WHAT TO PRODUCE ->
Copy out all of the data exactly as it appears.

SOURCE DATA ->
:::::

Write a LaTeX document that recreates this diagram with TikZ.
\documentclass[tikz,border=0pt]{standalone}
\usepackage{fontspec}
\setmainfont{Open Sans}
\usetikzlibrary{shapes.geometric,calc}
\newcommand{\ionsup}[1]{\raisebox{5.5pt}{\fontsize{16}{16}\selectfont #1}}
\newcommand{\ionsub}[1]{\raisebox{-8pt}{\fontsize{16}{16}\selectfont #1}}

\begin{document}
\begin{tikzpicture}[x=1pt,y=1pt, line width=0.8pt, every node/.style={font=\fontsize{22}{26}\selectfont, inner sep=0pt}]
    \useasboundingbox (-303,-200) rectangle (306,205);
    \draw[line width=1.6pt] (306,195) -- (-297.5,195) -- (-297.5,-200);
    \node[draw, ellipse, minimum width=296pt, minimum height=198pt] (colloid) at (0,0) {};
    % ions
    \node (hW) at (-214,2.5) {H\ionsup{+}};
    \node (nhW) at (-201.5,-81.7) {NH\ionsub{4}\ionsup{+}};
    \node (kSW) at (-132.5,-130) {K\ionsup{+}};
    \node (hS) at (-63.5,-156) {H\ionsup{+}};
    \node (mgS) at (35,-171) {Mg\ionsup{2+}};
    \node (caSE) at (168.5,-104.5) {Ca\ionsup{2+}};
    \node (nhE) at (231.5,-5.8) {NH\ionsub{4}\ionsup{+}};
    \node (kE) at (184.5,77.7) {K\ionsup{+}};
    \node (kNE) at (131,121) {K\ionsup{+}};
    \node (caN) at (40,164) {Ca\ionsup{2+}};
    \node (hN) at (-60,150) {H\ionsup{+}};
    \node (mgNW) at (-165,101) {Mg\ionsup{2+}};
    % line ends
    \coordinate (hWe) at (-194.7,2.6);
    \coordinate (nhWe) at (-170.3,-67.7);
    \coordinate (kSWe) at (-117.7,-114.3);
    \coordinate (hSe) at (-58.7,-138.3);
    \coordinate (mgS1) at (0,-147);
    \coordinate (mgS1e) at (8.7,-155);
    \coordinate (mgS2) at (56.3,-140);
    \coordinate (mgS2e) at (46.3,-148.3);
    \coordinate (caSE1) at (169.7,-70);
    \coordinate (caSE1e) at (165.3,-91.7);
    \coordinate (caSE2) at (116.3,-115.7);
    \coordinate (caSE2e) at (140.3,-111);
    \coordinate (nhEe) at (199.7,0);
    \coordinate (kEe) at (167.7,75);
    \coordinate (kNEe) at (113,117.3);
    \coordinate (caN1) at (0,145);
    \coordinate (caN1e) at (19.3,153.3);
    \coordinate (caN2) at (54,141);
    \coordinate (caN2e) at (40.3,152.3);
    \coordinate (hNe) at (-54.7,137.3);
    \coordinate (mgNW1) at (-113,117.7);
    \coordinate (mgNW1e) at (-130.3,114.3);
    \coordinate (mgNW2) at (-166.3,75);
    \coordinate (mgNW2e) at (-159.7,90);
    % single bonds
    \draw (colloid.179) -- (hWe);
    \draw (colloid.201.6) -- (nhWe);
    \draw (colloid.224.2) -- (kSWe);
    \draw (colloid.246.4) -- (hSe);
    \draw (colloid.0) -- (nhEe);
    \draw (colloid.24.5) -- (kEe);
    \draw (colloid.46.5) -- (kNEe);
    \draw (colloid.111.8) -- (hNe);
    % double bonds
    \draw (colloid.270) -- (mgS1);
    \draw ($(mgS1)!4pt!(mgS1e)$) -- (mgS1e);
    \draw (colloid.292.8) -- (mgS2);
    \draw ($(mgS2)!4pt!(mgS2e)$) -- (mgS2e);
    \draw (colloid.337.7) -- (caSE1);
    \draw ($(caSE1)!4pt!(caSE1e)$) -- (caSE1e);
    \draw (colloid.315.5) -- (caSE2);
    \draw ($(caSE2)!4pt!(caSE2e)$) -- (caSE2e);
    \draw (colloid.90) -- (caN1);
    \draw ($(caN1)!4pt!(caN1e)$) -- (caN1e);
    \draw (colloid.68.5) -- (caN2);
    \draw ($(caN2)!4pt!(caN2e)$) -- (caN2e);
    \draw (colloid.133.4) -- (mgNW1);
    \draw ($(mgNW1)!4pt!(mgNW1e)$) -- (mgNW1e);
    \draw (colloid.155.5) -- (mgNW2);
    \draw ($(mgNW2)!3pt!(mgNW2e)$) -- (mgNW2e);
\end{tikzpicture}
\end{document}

:::::

RESPONSE ->
Write a LaTeX document that recreates this diagram with TikZ.
\documentclass[tikz,border=0pt]{standalone}
\usepackage{fontspec}
\setmainfont{Open Sans}
\usetikzlibrary{shapes.geometric,calc}
\newcommand{\ionsup}[1]{\raisebox{5.5pt}{\fontsize{16}{16}\selectfont #1}}
\newcommand{\ionsub}[1]{\raisebox{-8pt}{\fontsize{16}{16}\selectfont #1}}

\begin{document}
\begin{tikzpicture}[x=1pt,y=1pt, line width=0.8pt, every node/.style={font=\fontsize{22}{26}\selectfont, inner sep=0pt}]
    \useasboundingbox (-303,-200) rectangle (306,205);
    \draw[line width=1.6pt] (306,195) -- (-297.5,195) -- (-297.5,-200);
    \node[draw, ellipse, minimum width=296pt, minimum height=198pt] (colloid) at (0,0) {};
    % ions
    \node (hW) at (-214,2.5) {H\ionsup{+}};
    \node (nhW) at (-201.5,-81.7) {NH\ionsub{4}\ionsup{+}};
    \node (kSW) at (-132.5,-130) {K\ionsup{+}};
    \node (hS) at (-63.5,-156) {H\ionsup{+}};
    \node (mgS) at (35,-171) {Mg\ionsup{2+}};
    \node (caSE) at (168.5,-104.5) {Ca\ionsup{2+}};
    \node (nhE) at (231.5,-5.8) {NH\ionsub{4}\ionsup{+}};
    \node (kE) at (184.5,77.7) {K\ionsup{+}};
    \node (kNE) at (131,121) {K\ionsup{+}};
    \node (caN) at (40,164) {Ca\ionsup{2+}};
    \node (hN) at (-60,150) {H\ionsup{+}};
    \node (mgNW) at (-165,101) {Mg\ionsup{2+}};
    % line ends
    \coordinate (hWe) at (-194.7,2.6);
    \coordinate (nhWe) at (-170.3,-67.7);
    \coordinate (kSWe) at (-117.7,-114.3);
    \coordinate (hSe) at (-58.7,-138.3);
    \coordinate (mgS1) at (0,-147);
    \coordinate (mgS1e) at (8.7,-155);
    \coordinate (mgS2) at (56.3,-140);
    \coordinate (mgS2e) at (46.3,-148.3);
    \coordinate (caSE1) at (169.7,-70);
    \coordinate (caSE1e) at (165.3,-91.7);
    \coordinate (caSE2) at (116.3,-115.7);
    \coordinate (caSE2e) at (140.3,-111);
    \coordinate (nhEe) at (199.7,0);
    \coordinate (kEe) at (167.7,75);
    \coordinate (kNEe) at (113,117.3);
    \coordinate (caN1) at (0,145);
    \coordinate (caN1e) at (19.3,153.3);
    \coordinate (caN2) at (54,141);
    \coordinate (caN2e) at (40.3,152.3);
    \coordinate (hNe) at (-54.7,137.3);
    \coordinate (mgNW1) at (-113,117.7);
    \coordinate (mgNW1e) at (-130.3,114.3);
    \coordinate (mgNW2) at (-166.3,75);
    \coordinate (mgNW2e) at (-159.7,90);
    % single bonds
    \draw (colloid.179) -- (hWe);
    \draw (colloid.201.6) -- (nhWe);
    \draw (colloid.224.2) -- (kSWe);
    \draw (colloid.246.4) -- (hSe);
    \draw (colloid.0) -- (nhEe);
    \draw (colloid.24.5) -- (kEe);
    \draw (colloid.46.5) -- (kNEe);
    \draw (colloid.111.8) -- (hNe);
    % double bonds
    \draw (colloid.270) -- (mgS1);
    \draw ($(mgS1)!4pt!(mgS1e)$) -- (mgS1e);
    \draw (colloid.292.8) -- (mgS2);
    \draw ($(mgS2)!4pt!(mgS2e)$) -- (mgS2e);
    \draw (colloid.337.7) -- (caSE1);
    \draw ($(caSE1)!4pt!(caSE1e)$) -- (caSE1e);
    \draw (colloid.315.5) -- (caSE2);
    \draw ($(caSE2)!4pt!(caSE2e)$) -- (caSE2e);
    \draw (colloid.90) -- (caN1);
    \draw ($(caN1)!4pt!(caN1e)$) -- (caN1e);
    \draw (colloid.68.5) -- (caN2);
    \draw ($(caN2)!4pt!(caN2e)$) -- (caN2e);
    \draw (colloid.133.4) -- (mgNW1);
    \draw ($(mgNW1)!4pt!(mgNW1e)$) -- (mgNW1e);
    \draw (colloid.155.5) -- (mgNW2);
    \draw ($(mgNW2)!3pt!(mgNW2e)$) -- (mgNW2e);
\end{tikzpicture}
\end{document}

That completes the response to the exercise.